Rebentamentos na área, e o matraquear do pilão vivia ali e depressa ficou a fazer parte das nossas vidas. Enquanto a grande parte das mulheres com as mamas escorrendo até à cintura batiam com o pilão com um toque cadenciado, juntando-se as bajudas, algumas com a mama firme, aproximávamo-nos destas últimas, procurando uma pequena oportunidade para lhes tocar no corpo. Éramos jovens. “Mim cá nega!”, respondiam. Visto Ganturé ser a sede do Regulado, Abibo Injassó era o régulo este era o elo de ligação entre a nossa CART e os informadores.
Entretanto sucede uma calamidade. Dez mortos e mais de duas dezenas de feridos graves, no dia 4 de julho de 1967.
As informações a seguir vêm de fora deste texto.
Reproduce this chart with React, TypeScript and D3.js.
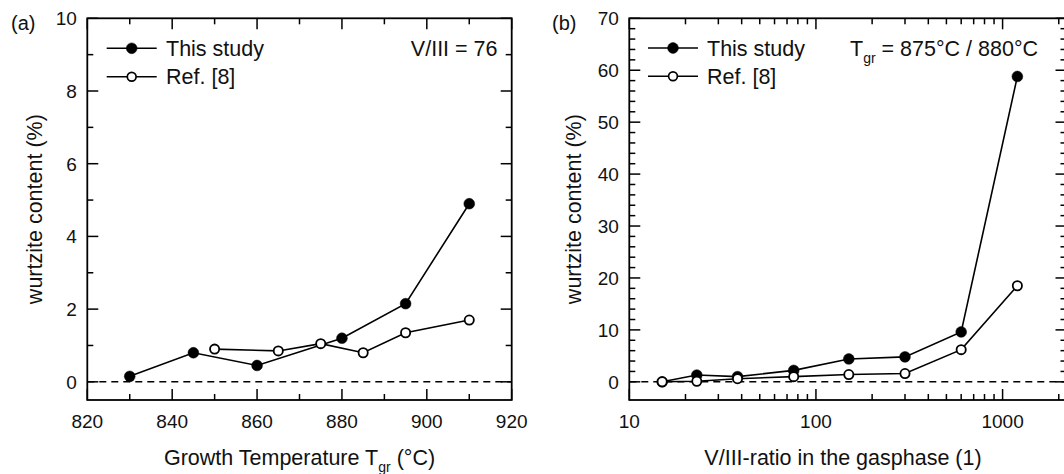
import React from "react";
import * as d3 from "d3";

// ---------- data ----------
const tempStudyX = [830, 845, 860, 880, 895, 910];
const tempStudyY = [0.15, 0.8, 0.45, 1.2, 2.15, 4.9];
const tempRefX = [850, 865, 875, 885, 895, 910];
const tempRefY = [0.9, 0.85, 1.05, 0.8, 1.35, 1.7];

const ratioX = [15, 23, 38, 76, 150, 300, 600, 1200];
const ratioStudyY = [0, 1.3, 1.0, 2.2, 4.4, 4.8, 9.6, 58.8];
const ratioRefY = [0, 0.1, 0.6, 1.0, 1.4, 1.6, 6.2, 18.5];

const aXTicks = [820, 840, 860, 880, 900, 920];
const aXMinor = [830, 850, 870, 890, 910];
const aYTicks = [0, 2, 4, 6, 8, 10];
const aYMinor = [1, 3, 5, 7, 9];

const bXTicks = [10, 100, 1000];
const bXMinor = [20, 30, 40, 50, 60, 70, 80, 90, 200, 300, 400, 500, 600, 700, 800, 900, 2000];
const bYTicks = [0, 10, 20, 30, 40, 50, 60, 70];
const bYMinor = [2, 4, 6, 8, 12, 14, 16, 18, 22, 24, 26, 28, 32, 34, 36, 38, 42, 44, 46, 48, 52, 54, 56, 58, 62, 64, 66, 68];

const legendLabels = ["This study", "Ref. [8]"];

// ---------- style ----------
const FONT = "'Liberation Sans', Arial, Helvetica, sans-serif";
const TXT = "#111";
const TICK_FS = 19;
const TITLE_FS = 21.5;
const MAJ = 11;
const MIN = 6;
const R = 5.4;

type Scale = (v: number) => number;

function Axes({ x, y, xr, yr, xMaj, xMin, yMaj, yMin, xFmt }: {
  x: Scale; y: Scale; xr: [number, number]; yr: [number, number];
  xMaj: number[]; xMin: number[]; yMaj: number[]; yMin: number[]; xFmt: (v: number) => string;
}) {
  const [x0, x1] = xr;
  const [y1, y0] = yr; // y1 = bottom, y0 = top
  const tk: React.ReactNode[] = [];
  xMaj.forEach((v, i) => {
    const px = x(v);
    tk.push(<line key={"xM" + i} x1={px} x2={px} y1={y1} y2={y1 - MAJ} />);
    tk.push(<line key={"xMt" + i} x1={px} x2={px} y1={y0} y2={y0 + MAJ} />);
  });
  xMin.forEach((v, i) => {
    const px = x(v);
    tk.push(<line key={"xm" + i} x1={px} x2={px} y1={y1} y2={y1 - MIN} />);
    tk.push(<line key={"xmt" + i} x1={px} x2={px} y1={y0} y2={y0 + MIN} />);
  });
  yMaj.forEach((v, i) => {
    const py = y(v);
    tk.push(<line key={"yM" + i} x1={x0} x2={x0 + MAJ} y1={py} y2={py} />);
    tk.push(<line key={"yMr" + i} x1={x1} x2={x1 - MAJ} y1={py} y2={py} />);
  });
  yMin.forEach((v, i) => {
    const py = y(v);
    tk.push(<line key={"ym" + i} x1={x0} x2={x0 + MIN} y1={py} y2={py} />);
    tk.push(<line key={"ymr" + i} x1={x1} x2={x1 - MIN} y1={py} y2={py} />);
  });
  return (
    <g>
      <g stroke="#000" strokeWidth={1.5}>{tk}</g>
      <rect x={x0} y={y0} width={x1 - x0} height={y1 - y0} fill="none" stroke="#000" strokeWidth={1.8} />
      <g fontFamily={FONT} fontSize={TICK_FS} fill={TXT}>
        {xMaj.map((v, i) => (
          <text key={"xl" + i} x={x(v)} y={428} textAnchor="middle">{xFmt(v)}</text>
        ))}
        {yMaj.map((v, i) => (
          <text key={"yl" + i} x={x0 - 10.5} y={y(v)} dy="0.36em" textAnchor="end">{v}</text>
        ))}
      </g>
      <line x1={x0} x2={x1} y1={y(0)} y2={y(0)} stroke="#000" strokeWidth={1.4} strokeDasharray="7,5" />
    </g>
  );
}

function Series({ xs, ys, x, y, filled }: { xs: number[]; ys: number[]; x: Scale; y: Scale; filled: boolean }) {
  const pts: [number, number][] = xs.map((v, i) => [x(v), y(ys[i])]);
  const path = d3.line()(pts) || "";
  return (
    <g>
      <path d={path} fill="none" stroke="#000" strokeWidth={1.6} />
      {pts.map((p, i) => (
        <circle key={i} cx={p[0]} cy={p[1]} r={filled ? R : R - 0.8}
          fill={filled ? "#000" : "#fff"} stroke="#000" strokeWidth={filled ? 0.5 : 1.8} />
      ))}
    </g>
  );
}

function Legend({ lx0, lx1, tx, ys }: { lx0: number; lx1: number; tx: number; ys: number[] }) {
  const mx = (lx0 + lx1) / 2;
  return (
    <g>
      {legendLabels.map((lab, i) => (
        <g key={i}>
          <line x1={lx0} x2={lx1} y1={ys[i]} y2={ys[i]} stroke="#000" strokeWidth={1.6} />
          <circle cx={mx} cy={ys[i]} r={i === 0 ? R : R - 1} fill={i === 0 ? "#000" : "#fff"}
            stroke="#000" strokeWidth={i === 0 ? 0.5 : 1.7} />
          <text x={tx} y={ys[i]} dy="0.36em" fontFamily={FONT} fontSize={TITLE_FS} fill={TXT}>{lab}</text>
        </g>
      ))}
    </g>
  );
}

export default function App() {
  // panel a
  const aL = 87.3, aR = 511.7, top = 18.3, bot = 400;
  const xa = d3.scaleLinear().domain([820, 920]).range([aL, aR]);
  const ya = d3.scaleLinear().domain([-0.5, 10]).range([bot, top]);

  // panel b
  const bL = 629.3, bR = 1066.5;
  const xb = d3.scaleLog().domain([10, 2200]).range([bL, bR]);
  const yb = d3.scaleLinear().domain([-3.5, 70]).range([bot, top]);

  return (
    <svg width={1064} height={474} style={{ position: "absolute", left: 0, top: 0, background: "#fff" }}>
      <rect x={0} y={0} width={1064} height={474} fill="#fff" />
      {/* Panel a */}
      <Axes x={xa} y={ya} xr={[aL, aR]} yr={[bot, top]} xMaj={aXTicks} xMin={aXMinor}
        yMaj={aYTicks} yMin={aYMinor} xFmt={(v) => String(v)} />
      <Series xs={tempStudyX} ys={tempStudyY} x={xa} y={ya} filled={true} />
      <Series xs={tempRefX} ys={tempRefY} x={xa} y={ya} filled={false} />
      <Legend lx0={106.7} lx1={156.7} tx={166} ys={[48.3, 76.7]} />
      <text x={497.5} y={48.3} dy="0.36em" textAnchor="end" fontFamily={FONT} fontSize={TITLE_FS} fill={TXT}>V/III = 76</text>
      <text x={11} y={30} fontFamily={FONT} fontSize={20} fill={TXT}>(a)</text>
      <text x={(aL + aR) / 2} y={465} textAnchor="middle" fontFamily={FONT} fontSize={TITLE_FS} fill={TXT}>
        Growth Temperature T<tspan fontSize={14} dy={7}>gr</tspan><tspan dy={-7}> (°C)</tspan>
      </text>
      <text transform={`translate(34,${(top + bot) / 2}) rotate(-90)`} dy="0.36em" textAnchor="middle"
        fontFamily={FONT} fontSize={TITLE_FS} fill={TXT}>wurtzite content (%)</text>

      {/* Panel b */}
      <Axes x={xb} y={yb} xr={[bL, bR]} yr={[bot, top]} xMaj={bXTicks} xMin={bXMinor}
        yMaj={bYTicks} yMin={bYMinor} xFmt={(v) => String(v)} />
      <Series xs={ratioX} ys={ratioStudyY} x={xb} y={yb} filled={true} />
      <Series xs={ratioX} ys={ratioRefY} x={xb} y={yb} filled={false} />
      <Legend lx0={648} lx1={698} tx={707} ys={[48, 76.3]} />
      <text x={850} y={48} dy="0.36em" fontFamily={FONT} fontSize={TITLE_FS} fill={TXT}>
        T<tspan fontSize={14} dy={7}>gr</tspan><tspan dy={-7}> = 875°C / 880°C</tspan>
      </text>
      <text x={552} y={30} fontFamily={FONT} fontSize={20} fill={TXT}>(b)</text>
      <text x={843} y={465} textAnchor="middle" fontFamily={FONT} fontSize={TITLE_FS} fill={TXT}>
        V/III-ratio in the gasphase (1)
      </text>
      <text transform={`translate(573.5,${(top + bot) / 2}) rotate(-90)`} dy="0.36em" textAnchor="middle"
        fontFamily={FONT} fontSize={TITLE_FS} fill={TXT}>wurtzite content (%)</text>
    </svg>
  );
}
(ii) Julho de 1968, um mau mês da CART 1659
Até 8 de julho de 1968, durante o abandono dos aquartelamentos de Sangonhá e Cacoca, comandei um Grupo de Combate na montagem de segurança. Ficaram de pé as paredes das habitações – se é que se podiam chamar àquilo casas – os abrigos e o arame farpado. Chapas de zinco e todo o material seguiram para Gadamael Porto, onde a população civil – por volta de 300 indivíduos – se instalaram em 44 moranças, com o apoio das nossas tropas.
Assim as tabancas de Gadamael Porto e Ganturé aumentaram, não só pelo abandono de Sangonhá e Cacoca como também motivado pelo número de apresentados, oriundos da República da Guiné. Juntaram-se à CART 1659 catorze caçadores nativos devido ao Reordenamento da Populações. Pode-se dizer que o processo terminou em 28 de julho.
Guiné > Região de Tombali > Gadamael Porto > CART 1659, "Zorba" (Gadamael e Ganturé, 1967/68) > Gadamael Porto > Julho de 1968 > Eu de calções de banho como era hábito
Mas, após terminada a segurança, fomos para Gadamael Porto, sem picarmos visto ter havido movimento de tropas todo o dia. Dei ordens ao pessoal para irem ao banho. (…).
Bebi, como era hábito, as minhas sete cervejas de seis dl, tomei banho e fui jantar. Depois de termos comido aquela sopa que denominávamos de “sopa de 365 dias” – visto não existir outra durante o ano – e termos mastigado um peixinho da bolanha, esperando beber o café, de borras, ouvimos a primeira saída das armas pesadas. Era um flagelamento do PAIGC.
Corremos para as zonas que nos estavam atribuídas na defesa do aquartelamento. Eu como responsável do morteiro 60 e em calções de banho fui para o abrigo do mesmo e, a meio caminho, voltei para trás.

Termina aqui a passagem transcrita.